A key aspect of this process is that the internal energy of the gas remains constant, hence, all energy expended in doing work comes from the heat absorbed by the gas.

Isothermal Work Formula

The isothermal work formula is a mathematical representation of the work done by a gas during an isothermal process. This formula is critical in our exercise for calculating and comparing the work done in different scenarios. The formula is:

\[ W = nRT \ln \left(\frac{V_f}{V_i}\right) \]
where,

• \(W\) is the work done by the gas (in Joules),
• \(n\) is the number of moles of gas,
• \(R\) is the universal gas constant, valued at \(8.314\, \mathrm{J\, mol^{-1}K^{-1}}\),
• \(T\) is the absolute temperature (in Kelvin),
• \(V_i\) and \(V_f\) are the initial and final volumes respectively.

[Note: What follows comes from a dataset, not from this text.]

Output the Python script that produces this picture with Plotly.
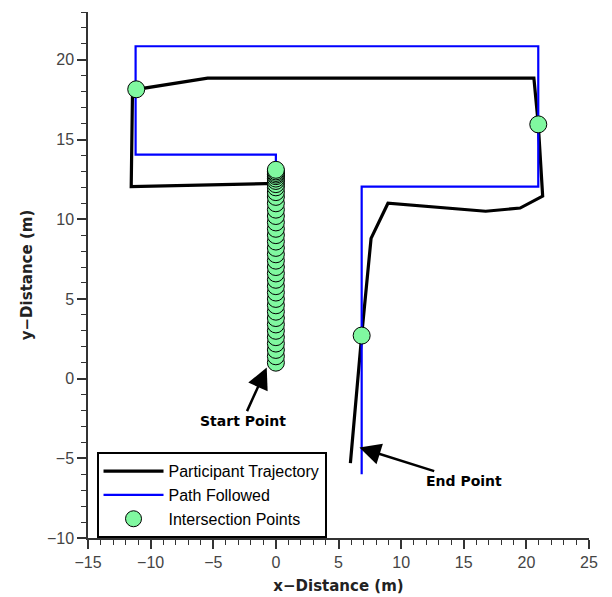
import plotly.graph_objects as go

# Participant trajectory (black)
traj_x = [0.0, 0.0, -11.55, -11.45, -11.1, -5.45, 20.6, 20.95, 21.3, 19.5, 16.75, 8.95, 7.6, 6.85, 5.95]
traj_y = [1.0, 12.25, 12.05, 17.8, 18.15, 18.85, 18.85, 15.95, 11.45, 10.7, 10.5, 11.0, 8.8, 2.7, -5.3]

# Path followed (blue)
path_x = [0.0, 0.0, -11.2, -11.2, 20.95, 20.95, 6.85, 6.85]
path_y = [13.0, 14.05, 14.05, 20.85, 20.85, 12.05, 12.05, -6.0]

# Intersection points (green)
inter_x = [0.0] * 37 + [-11.15, 20.95, 6.85]
inter_y = [1.0, 1.4, 1.8, 2.2, 2.6, 3.0, 3.4, 3.8, 4.2, 4.6, 5.0, 5.4, 5.8, 6.2,
           6.6, 7.0, 7.4, 7.8, 8.2, 8.6, 9.0, 9.4, 9.8, 10.2, 10.6, 11.0, 11.4,
           11.7, 12.0, 12.2, 12.4, 12.55, 12.7, 12.8, 12.9, 13.0, 13.1,
           18.15, 15.95, 2.7]

# Annotations
ann_text = ["Start Point", "End Point"]
ann_x = [-0.73, 6.67]
ann_y = [0.69, -4.33]
ann_ax = [-24, 105]
ann_ay = [53, 33]

fig = go.Figure()
fig.add_trace(go.Scatter(x=traj_x, y=traj_y, mode="lines", name="Participant Trajectory",
                         line=dict(color="black", width=3.2)))
fig.add_trace(go.Scatter(x=path_x, y=path_y, mode="lines", name="Path Followed",
                         line=dict(color="#0000ff", width=2.2)))
fig.add_trace(go.Scatter(x=inter_x, y=inter_y, mode="markers", name="Intersection Points",
                         marker=dict(size=17, color="#80f8a0", line=dict(color="black", width=1))))

for t, x, y, ax, ay in zip(ann_text, ann_x, ann_y, ann_ax, ann_ay):
    fig.add_annotation(x=x, y=y, ax=ax, ay=ay, text="<b>%s</b>" % t, showarrow=True,
                       arrowhead=2, arrowsize=1.7, arrowwidth=2.5, arrowcolor="black",
                       font=dict(family="DejaVu Sans", size=14, color="black"))

axis_common = dict(
    showgrid=False, zeroline=False, showline=True, linecolor="#333333", linewidth=1.5,
    ticks="outside", ticklen=9, tickwidth=1.5, tickcolor="#333333",
    tickfont=dict(family="Liberation Sans", size=16, color="#444444"),
    minor=dict(dtick=1, ticks="outside", ticklen=5, tickwidth=1.2, tickcolor="#333333"),
    automargin=False,
)

fig.update_xaxes(range=[-15, 25], dtick=5, tick0=0,
                 title=dict(text="<b>x−Distance (m)</b>", standoff=11,
                            font=dict(family="DejaVu Sans", size=15, color="#222222")),
                 **axis_common)
fig.update_yaxes(range=[-10, 23], dtick=5, tick0=0,
                 title=dict(text="<b>y−Distance (m)</b>", standoff=11,
                            font=dict(family="DejaVu Sans", size=15, color="#222222")),
                 **axis_common)

fig.update_layout(
    width=612, height=597,
    margin=dict(l=88, r=23, t=12, b=59),
    plot_bgcolor="white", paper_bgcolor="white",
    showlegend=True,
    legend=dict(x=0.017, y=0.163, xanchor="left", yanchor="top",
                bgcolor="white", bordercolor="black", borderwidth=2,
                font=dict(family="Liberation Sans", size=16, color="black"),
                tracegroupgap=0, itemwidth=60),
)

fig.write_html("out.html", config={"displayModeBar": False},
               post_script="document.body.style.margin='0';")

When applying this formula, it's essential to convert temperatures to Kelvin for accuracy. As seen in the step-by-step solution, each part of the exercise used this formula to calculate work done during the expansion processes, correctly accounting for the number of moles and temperature in each scenario. Comparing the results allowed us to conclude which process produced the most work, guiding the students toward understanding the practical application of the isothermal work formula in thermodynamics.